Advanced Bird ID Handbook by Nils van Duivendijk
What really separates the ID Handbook from the ID Guide is its size — if the ID Guide is a pocket book, the ID Handbook is definitely a stay-at-home book. But the extra size has many advantages; whilst I never felt the ID Guide was cramped, it was certainly compact. Here, the text is larger and spaced out across bordering-on-A4-sized pages. It makes the whole reading experience a lot more pleasurable. And the extra space lends itself to one more new feature, too: comparison tables. There are 23 in total and they cover obvious 'species pairs' such as Marsh and Willow Tit, Sykes's and Booted Warbler, and Manx and Yelkouan Shearwater. Within these tables, differences between the two species can be directly compared side by side:
Hume's Leaf Warbler and Yellow-browed Warbler — key features compared (from Advanced Bird ID Handbook)

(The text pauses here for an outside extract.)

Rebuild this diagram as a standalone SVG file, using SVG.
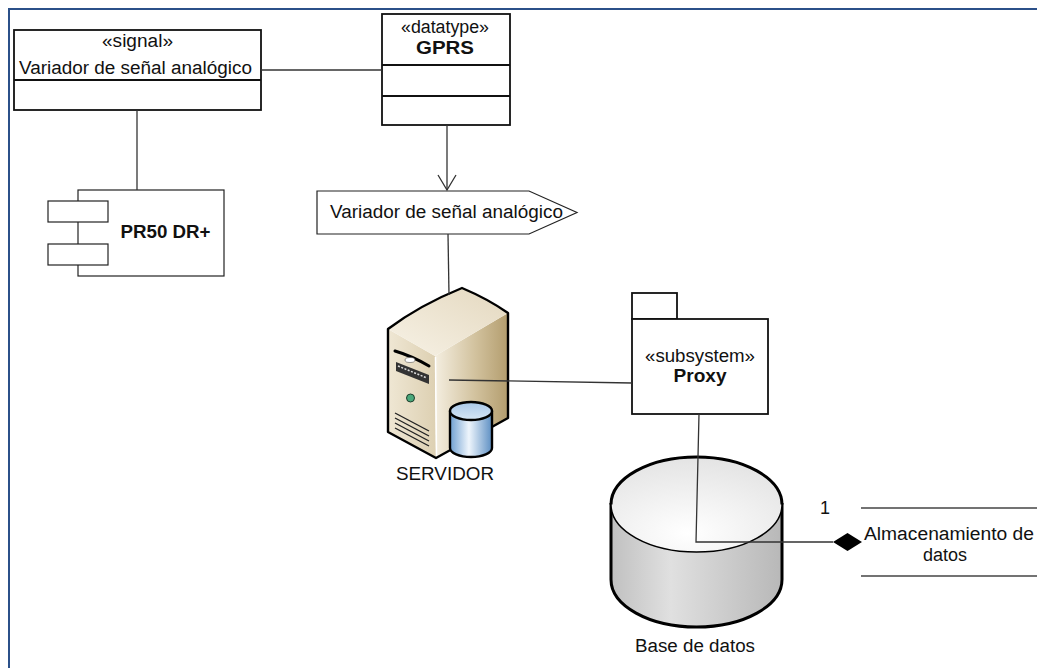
<svg xmlns="http://www.w3.org/2000/svg" width="1037" height="668" viewBox="0 0 1037 668">
  <defs>
    <style>
      .box { fill: #ffffff; stroke: #111111; stroke-width: 1.8; }
      .thin { fill: #ffffff; stroke: #222222; stroke-width: 1.2; }
      .conn { fill: none; stroke: #333333; stroke-width: 1.3; }
      .txt { font-family: "Liberation Sans", Arial, sans-serif; font-size: 18px; fill: #111111; text-anchor: middle; }
      .bold { font-weight: bold; }
      .outline { stroke: #000000; stroke-width: 2.4; stroke-linejoin: round; }
    </style>
    <linearGradient id="srvFront" x1="0" y1="0" x2="1" y2="0">
      <stop offset="0" stop-color="#efe7d4"/>
      <stop offset="1" stop-color="#ddd0b2"/>
    </linearGradient>
    <linearGradient id="srvSide" x1="0" y1="0" x2="1" y2="0">
      <stop offset="0" stop-color="#f4eee0"/>
      <stop offset="0.55" stop-color="#d2c29e"/>
      <stop offset="1" stop-color="#b39d6e"/>
    </linearGradient>
    <linearGradient id="srvTop" x1="0" y1="1" x2="1" y2="0">
      <stop offset="0" stop-color="#f7f2e6"/>
      <stop offset="1" stop-color="#e4d8bf"/>
    </linearGradient>
    <linearGradient id="blueBody" x1="0" y1="0" x2="1" y2="0">
      <stop offset="0" stop-color="#6f9fd0"/>
      <stop offset="0.45" stop-color="#eef5fc"/>
      <stop offset="1" stop-color="#5d8fc3"/>
    </linearGradient>
    <linearGradient id="blueTop" x1="0" y1="0" x2="0" y2="1">
      <stop offset="0" stop-color="#a9c8e8"/>
      <stop offset="1" stop-color="#d6e6f5"/>
    </linearGradient>
    <linearGradient id="dbBody" x1="0" y1="0" x2="1" y2="0">
      <stop offset="0" stop-color="#c0c0c0"/>
      <stop offset="0.35" stop-color="#e0e0e0"/>
      <stop offset="1" stop-color="#b8b8b8"/>
    </linearGradient>
    <radialGradient id="dbTop" cx="0.45" cy="0.8" r="0.85">
      <stop offset="0" stop-color="#ffffff"/>
      <stop offset="1" stop-color="#e2e2e2"/>
    </radialGradient>
  </defs>

  <!-- frame -->
  <g id="frame" fill="none" stroke="#2b5089" stroke-width="2">
    <line x1="8" y1="9" x2="1037" y2="9"/>
    <line x1="9" y1="9" x2="9" y2="668"/>
  </g>

  <!-- signal class -->
  <g id="signal">
    <rect class="box" x="14" y="30" width="247" height="80"/>
    <line class="box" x1="14" y1="80" x2="261" y2="80"/>
    <text class="txt" x="137.5" y="47" textLength="71" lengthAdjust="spacingAndGlyphs">«signal»</text>
    <text class="txt" x="135.5" y="74" textLength="233" lengthAdjust="spacingAndGlyphs">Variador de señal analógico</text>
  </g>

  <!-- GPRS datatype -->
  <g id="gprs">
    <rect class="box" x="382" y="14" width="128" height="111"/>
    <line class="box" x1="382" y1="65" x2="510" y2="65"/>
    <line class="box" x1="382" y1="96" x2="510" y2="96"/>
    <text class="txt" x="445" y="33" textLength="88" lengthAdjust="spacingAndGlyphs">«datatype»</text>
    <text class="txt bold" x="445" y="54" textLength="58" lengthAdjust="spacingAndGlyphs">GPRS</text>
  </g>

  <!-- component -->
  <g id="pr50">
    <rect class="thin" x="78" y="190" width="146" height="86"/>
    <rect class="thin" x="48" y="201" width="60" height="21"/>
    <rect class="thin" x="48" y="244" width="60" height="21"/>
    <text class="txt bold" x="165.5" y="238" textLength="90" lengthAdjust="spacingAndGlyphs">PR50 DR+</text>
  </g>

  <!-- send signal -->
  <g id="send">
    <polygon class="thin" points="317,191 529,191 577,212.5 529,234 317,234"/>
    <text class="txt" x="446.5" y="218" textLength="233" lengthAdjust="spacingAndGlyphs">Variador de señal analógico</text>
  </g>

  <!-- server icon -->
  <g id="servidor">
    <polygon points="388,329 435,356 436,458 388,432" fill="url(#srvFront)"/>
    <polygon points="435,356 508,313 508,418 436,458" fill="url(#srvSide)"/>
    <path d="M388,329 Q420,305 462,288 Q488,299 508,313 L435,356 Z" fill="url(#srvTop)"/>
    <line x1="435.5" y1="357" x2="436.5" y2="456" stroke="#ffffff" stroke-width="1.5"/>
    <path class="outline" fill="none" d="M388,329 Q420,305 462,288 Q488,299 508,313 L508,418 L436,458 L388,432 Z"/>
    <!-- drive bay -->
    <path d="M395,351 Q412,356 429,366" fill="none" stroke="#000" stroke-width="3" stroke-linecap="round"/>
    <ellipse cx="410" cy="360" rx="5" ry="2.5" fill="#ffffff" stroke="#555" stroke-width="0.6"/>
    <polygon points="396,362 429,375 429,384 396,371" fill="#333"/>
    <line x1="398" y1="366" x2="427" y2="378" stroke="#ddd" stroke-width="1.5" stroke-dasharray="2,1.5"/>
    <circle cx="410.5" cy="398" r="4" fill="#4aa87a" stroke="#1d3d2c" stroke-width="1"/>
    <g stroke="#222" stroke-width="1.4">
      <line x1="395" y1="413" x2="429" y2="431"/>
      <line x1="395" y1="418" x2="429" y2="436"/>
      <line x1="395" y1="423" x2="429" y2="441"/>
      <line x1="395" y1="428" x2="429" y2="446"/>
    </g>
    <!-- small database -->
    <path d="M450,411 L450,448 A21,9 0 0 0 492,448 L492,411 Z" fill="url(#blueBody)" class="outline"/>
    <ellipse cx="471" cy="411" rx="21" ry="9" fill="url(#blueTop)" class="outline"/>
    <text class="txt" x="445" y="480" textLength="98" lengthAdjust="spacingAndGlyphs">SERVIDOR</text>
  </g>

  <!-- proxy subsystem -->
  <g id="proxy">
    <rect class="box" x="632" y="293" width="45" height="26"/>
    <rect class="box" x="632" y="319" width="136" height="95"/>
    <text class="txt" x="700" y="362" textLength="110" lengthAdjust="spacingAndGlyphs">«subsystem»</text>
    <text class="txt bold" x="700" y="382" textLength="53" lengthAdjust="spacingAndGlyphs">Proxy</text>
  </g>

  <!-- database -->
  <g id="basedatos">
    <path d="M611,504.5 L611,579.5 A85.5,47.5 0 0 0 782,579.5 L782,504.5 Z" fill="url(#dbBody)" stroke="#000" stroke-width="3"/>
    <ellipse cx="696.5" cy="504.5" rx="85.5" ry="47.5" fill="url(#dbTop)" stroke="#000" stroke-width="1.5"/>
    <path d="M611,504.5 A85.5,47.5 0 0 1 782,504.5" fill="none" stroke="#000" stroke-width="3"/>
    <text class="txt" x="695" y="652" textLength="120" lengthAdjust="spacingAndGlyphs">Base de datos</text>
  </g>

  <!-- storage -->
  <g id="almacenamiento">
    <line x1="861" y1="508" x2="1037" y2="508" stroke="#444" stroke-width="1.3"/>
    <line x1="861" y1="576" x2="1037" y2="576" stroke="#444" stroke-width="1.3"/>
    <text class="txt" x="949" y="540" textLength="170" lengthAdjust="spacingAndGlyphs">Almacenamiento de</text>
    <text class="txt" x="945" y="561">datos</text>
  </g>

  <!-- connectors -->
  <g id="connectors">
    <line class="conn" x1="261" y1="70" x2="382" y2="70"/>
    <line class="conn" x1="137" y1="110" x2="137" y2="190"/>
    <line class="conn" x1="447" y1="125" x2="447" y2="190"/>
    <polyline class="conn" points="438,175 447,190 456,175" stroke="#000" stroke-width="1.5"/>
    <line class="conn" x1="448" y1="234" x2="449" y2="295"/>
    <line class="conn" x1="449" y1="380" x2="632" y2="383"/>
    <polyline class="conn" points="699,414 696,542 833,542"/>
    <polygon points="833,542 847.5,533 862,542 847.5,551" fill="#000"/>
    <text class="txt" x="825" y="514">1</text>
  </g>
</svg>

The book concludes with a checklist of Western Paleartic species following the taxonomy used in the book but excluding species recorded solely in Catagory C. As with the ID Guide, this book delivers a wealth of knowledge that you wouldn't find in a single place elsewhere. Available at £23.50 on the BirdGuides estore, it also feels like great value for money. It does, though, render the conclusion of my previous review somewhat useless; in actual fact, this is the book you want for your shelf. I guess the second copy of the ID Guide will have to live in the glovebox as a spare!
Advanced Bird ID Handbook: the Western Palearctic by Nils van Duivendijk, published 2011 by New Holland
Softcover. 416 pages, 10 line drawing of topography, 1 map, 23 tables.